Dla Koticka Zampella i West to dalej kumple
Szef Activision, Bobby Kotick, uważa zwolnionych szefów Infinity Ward, Vince'a Zampellę i Jasona Westa, za swoich przyjaciół, ale przyznaje, że nie było możliwości aby zostali oni w firmie.
”Od momentu zerwania kontraktu z dwoma szefami Infinity Ward odeszło około 35 osób i możliwe też, że odejdzie jeszcze kilka. Wielu z nich zostało zatrudnionych przez inne studia ze względu na ich talent. Jesteśmy zawiedzeni i szkoda, że nie udało się wielu z nich przekonać do pozostania w firmie”.

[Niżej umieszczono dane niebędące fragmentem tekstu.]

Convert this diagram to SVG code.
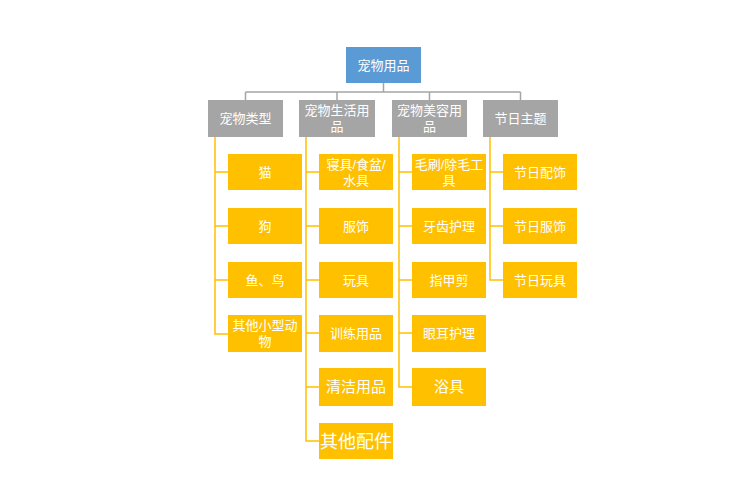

”Decyzja o zwolnieniu Zampelli i Westa nie była lekka. Nie chodziło też o pozbawienie ich wynagrodzenia. Stało się to po długich rozważaniach na temat konsekwencji takich działań”.
”Obu z nich uważam za przyjaciół, a sposób w jaki się zachowali naraził tę przyjaźń na szwank, co było bardzo smutne. Ale gdy zrozumieliśmy co się stało, wszystko było czarno-białe. Nie było możliwości ich zatrzymania”.
Wypowiedź Koticka przedłuża sagę o nieporozumieniach dwóch wymienionych panów z firmą Activision. Przypominamy, że niedawno założyli oni własne studio Respawn Entertainment, które współpracuje z programem EA Partners.